◆ AIM
All of the material should be reproduced exactly, with pictures left out.
>> start GIVEN DATA
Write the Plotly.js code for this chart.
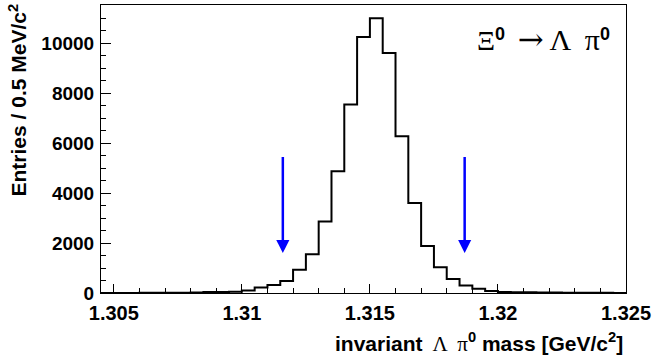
<!DOCTYPE html>
<html>
<head>
<meta charset="utf-8">
<script src="https://cdn.plot.ly/plotly-3.0.1.min.js"></script>
<style>
  html, body { margin: 0; padding: 0; background: #fff; }
  #plot { width: 654px; height: 357px; }
</style>
</head>
<body>
<div id="plot"></div>
<script>
  // ─── Data ─────────────────────────────────────────────────────────────────────
  // histogram: 41 bins of 0.5 MeV starting at 1.3045 GeV/c^2
  var binLow   = 1.3045;
  var binWidth = 0.0005;
  var counts   = [
    3, 4, 5, 6, 8, 10, 15, 20, 40, 45,
    55, 100, 220, 320, 480, 935, 1550, 2860, 4870, 7540,
    10240, 10990, 9600, 6270, 3600, 1880, 1030, 560, 300, 170,
    85, 45, 35, 28, 22, 18, 14, 10, 8, 6,
    5
  ];

  // mass window cuts (arrows)
  var cutPositions = [1.3116, 1.3187];
  var arrowTop     = 5500;
  var arrowTip     = 1600;

  var xTickVals   = [1.305, 1.31, 1.315, 1.32, 1.325];
  var xTickLabels = ['1.305', '1.31', '1.315', '1.32', '1.325'];
  var yTickVals   = [0, 2000, 4000, 6000, 8000, 10000];
  var yTickLabels = ['0', '2000', '4000', '6000', '8000', '10000'];

  // ─── Step outline ─────────────────────────────────────────────────────────────
  var xs = [], ys = [];
  for (var i = 0; i < counts.length; i++) {
    xs.push(binLow + i * binWidth);
    ys.push(counts[i]);
  }
  xs.push(binLow + counts.length * binWidth);
  ys.push(counts[counts.length - 1]);

  var SANS  = 'Liberation Sans, Arial, sans-serif';
  var SERIF = 'Liberation Serif, Times New Roman, serif';

  var trace = {
    x: xs, y: ys,
    mode: 'lines',
    line: { color: '#000', width: 2, shape: 'hv' },
    hoverinfo: 'skip'
  };

  function serif(s, size) {
    return '<span style="font-family:' + SERIF + ';font-weight:normal;font-size:' + size + 'px">' + s + '</span>';
  }
  function supBold(s, size) {
    return '<sup><span style="font-family:' + SANS + ';font-weight:bold;font-size:' + size + 'px">' + s + '</span></sup>';
  }

  // ─── Annotations ──────────────────────────────────────────────────────────────
  var annotations = cutPositions.map(function (c) {
    return {
      x: c, y: arrowTip, xref: 'x', yref: 'y',
      ax: c, ay: arrowTop, axref: 'x', ayref: 'y',
      text: '', showarrow: true,
      arrowhead: 2, arrowsize: 1.05, arrowwidth: 2.5,
      arrowcolor: '#0000ff', standoff: 0
    };
  });

  // decay label, top right
  annotations.push({
    xref: 'paper', yref: 'paper', x: 0.843, y: 1, yshift: -34,
    xanchor: 'center', yanchor: 'middle', showarrow: false,
    text: serif('Ξ', 28) + supBold('0', 18) +
          serif('\u2009 ', 28) +
          '<span style="font-family:DejaVu Serif;font-weight:normal;font-size:31px">→</span>' +
          serif(' Λ\u2009 π', 30) + supBold('0', 18),
    font: { family: SANS, size: 24, color: '#000' }
  });

  // x axis title, right aligned
  annotations.push({
    xref: 'paper', yref: 'paper', x: 1, y: 0, xshift: -1, yshift: -49,
    xanchor: 'right', yanchor: 'middle', showarrow: false,
    text: 'invariant ' + serif('\u2009Λ\u2009 π', 21) + '<sup>0</sup> mass [GeV/c<sup>2</sup>]',
    font: { family: SANS, size: 21, weight: 'bold', color: '#000' }
  });

  // y axis title, top aligned
  annotations.push({
    xref: 'paper', yref: 'paper', x: 0, y: 1, xshift: -84, yshift: 3,
    xanchor: 'center', yanchor: 'top', textangle: -90, showarrow: false,
    text: 'Entries / 0.5 MeV/c<sup>2</sup>',
    font: { family: SANS, size: 21, weight: 'bold', color: '#000' }
  });

  // ─── Layout ───────────────────────────────────────────────────────────────────
  var layout = {
    width: 654, height: 357,
    margin: { l: 101, r: 28, t: 5, b: 64 },
    paper_bgcolor: '#fff', plot_bgcolor: '#fff',
    showlegend: false,
    xaxis: {
      range: [binLow, 1.325],
      tickmode: 'array', tickvals: xTickVals, ticktext: xTickLabels,
      ticks: 'inside', ticklen: 9, tickwidth: 1, tickcolor: '#000',
      ticklabelstandoff: 2,
      minor: { tickmode: 'linear', tick0: 1.305, dtick: 0.001, ticks: 'inside', ticklen: 5, tickcolor: '#000', showgrid: false },
      showgrid: false, zeroline: false,
      showline: true, mirror: true, linecolor: '#000', linewidth: 1,
      tickfont: { family: SANS, size: 20, weight: 'bold', color: '#000' }
    },
    yaxis: {
      range: [0, 11520],
      tickmode: 'array', tickvals: yTickVals, ticktext: yTickLabels,
      ticks: 'inside', ticklen: 10, tickwidth: 1, tickcolor: '#000',
      ticklabelstandoff: 2,
      minor: { tickmode: 'linear', tick0: 0, dtick: 500, ticks: 'inside', ticklen: 5, tickcolor: '#000', showgrid: false },
      showgrid: false, zeroline: false,
      showline: true, mirror: true, linecolor: '#000', linewidth: 1,
      tickfont: { family: SANS, size: 19, weight: 'bold', color: '#000' }
    },
    annotations: annotations
  };

  Plotly.newPlot('plot', [trace], layout, { staticPlot: true, displayModeBar: false });
</script>
</body>
</html>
>> end GIVEN DATA
◆ OUTPUT FOR THIS EXERCISE
Write the Plotly.js code for this chart.
<!DOCTYPE html>
<html>
<head>
<meta charset="utf-8">
<script src="https://cdn.plot.ly/plotly-3.0.1.min.js"></script>
<style>
  html, body { margin: 0; padding: 0; background: #fff; }
  #plot { width: 654px; height: 357px; }
</style>
</head>
<body>
<div id="plot"></div>
<script>
  // ─── Data ─────────────────────────────────────────────────────────────────────
  // histogram: 41 bins of 0.5 MeV starting at 1.3045 GeV/c^2
  var binLow   = 1.3045;
  var binWidth = 0.0005;
  var counts   = [
    3, 4, 5, 6, 8, 10, 15, 20, 40, 45,
    55, 100, 220, 320, 480, 935, 1550, 2860, 4870, 7540,
    10240, 10990, 9600, 6270, 3600, 1880, 1030, 560, 300, 170,
    85, 45, 35, 28, 22, 18, 14, 10, 8, 6,
    5
  ];

  // mass window cuts (arrows)
  var cutPositions = [1.3116, 1.3187];
  var arrowTop     = 5500;
  var arrowTip     = 1600;

  var xTickVals   = [1.305, 1.31, 1.315, 1.32, 1.325];
  var xTickLabels = ['1.305', '1.31', '1.315', '1.32', '1.325'];
  var yTickVals   = [0, 2000, 4000, 6000, 8000, 10000];
  var yTickLabels = ['0', '2000', '4000', '6000', '8000', '10000'];

  // ─── Step outline ─────────────────────────────────────────────────────────────
  var xs = [], ys = [];
  for (var i = 0; i < counts.length; i++) {
    xs.push(binLow + i * binWidth);
    ys.push(counts[i]);
  }
  xs.push(binLow + counts.length * binWidth);
  ys.push(counts[counts.length - 1]);

  var SANS  = 'Liberation Sans, Arial, sans-serif';
  var SERIF = 'Liberation Serif, Times New Roman, serif';

  var trace = {
    x: xs, y: ys,
    mode: 'lines',
    line: { color: '#000', width: 2, shape: 'hv' },
    hoverinfo: 'skip'
  };

  function serif(s, size) {
    return '<span style="font-family:' + SERIF + ';font-weight:normal;font-size:' + size + 'px">' + s + '</span>';
  }
  function supBold(s, size) {
    return '<sup><span style="font-family:' + SANS + ';font-weight:bold;font-size:' + size + 'px">' + s + '</span></sup>';
  }

  // ─── Annotations ──────────────────────────────────────────────────────────────
  var annotations = cutPositions.map(function (c) {
    return {
      x: c, y: arrowTip, xref: 'x', yref: 'y',
      ax: c, ay: arrowTop, axref: 'x', ayref: 'y',
      text: '', showarrow: true,
      arrowhead: 2, arrowsize: 1.05, arrowwidth: 2.5,
      arrowcolor: '#0000ff', standoff: 0
    };
  });

  // decay label, top right
  annotations.push({
    xref: 'paper', yref: 'paper', x: 0.843, y: 1, yshift: -34,
    xanchor: 'center', yanchor: 'middle', showarrow: false,
    text: serif('Ξ', 28) + supBold('0', 18) +
          serif('\u2009 ', 28) +
          '<span style="font-family:DejaVu Serif;font-weight:normal;font-size:31px">→</span>' +
          serif(' Λ\u2009 π', 30) + supBold('0', 18),
    font: { family: SANS, size: 24, color: '#000' }
  });

  // x axis title, right aligned
  annotations.push({
    xref: 'paper', yref: 'paper', x: 1, y: 0, xshift: -1, yshift: -49,
    xanchor: 'right', yanchor: 'middle', showarrow: false,
    text: 'invariant ' + serif('\u2009Λ\u2009 π', 21) + '<sup>0</sup> mass [GeV/c<sup>2</sup>]',
    font: { family: SANS, size: 21, weight: 'bold', color: '#000' }
  });

  // y axis title, top aligned
  annotations.push({
    xref: 'paper', yref: 'paper', x: 0, y: 1, xshift: -84, yshift: 3,
    xanchor: 'center', yanchor: 'top', textangle: -90, showarrow: false,
    text: 'Entries / 0.5 MeV/c<sup>2</sup>',
    font: { family: SANS, size: 21, weight: 'bold', color: '#000' }
  });

  // ─── Layout ───────────────────────────────────────────────────────────────────
  var layout = {
    width: 654, height: 357,
    margin: { l: 101, r: 28, t: 5, b: 64 },
    paper_bgcolor: '#fff', plot_bgcolor: '#fff',
    showlegend: false,
    xaxis: {
      range: [binLow, 1.325],
      tickmode: 'array', tickvals: xTickVals, ticktext: xTickLabels,
      ticks: 'inside', ticklen: 9, tickwidth: 1, tickcolor: '#000',
      ticklabelstandoff: 2,
      minor: { tickmode: 'linear', tick0: 1.305, dtick: 0.001, ticks: 'inside', ticklen: 5, tickcolor: '#000', showgrid: false },
      showgrid: false, zeroline: false,
      showline: true, mirror: true, linecolor: '#000', linewidth: 1,
      tickfont: { family: SANS, size: 20, weight: 'bold', color: '#000' }
    },
    yaxis: {
      range: [0, 11520],
      tickmode: 'array', tickvals: yTickVals, ticktext: yTickLabels,
      ticks: 'inside', ticklen: 10, tickwidth: 1, tickcolor: '#000',
      ticklabelstandoff: 2,
      minor: { tickmode: 'linear', tick0: 0, dtick: 500, ticks: 'inside', ticklen: 5, tickcolor: '#000', showgrid: false },
      showgrid: false, zeroline: false,
      showline: true, mirror: true, linecolor: '#000', linewidth: 1,
      tickfont: { family: SANS, size: 19, weight: 'bold', color: '#000' }
    },
    annotations: annotations
  };

  Plotly.newPlot('plot', [trace], layout, { staticPlot: true, displayModeBar: false });
</script>
</body>
</html>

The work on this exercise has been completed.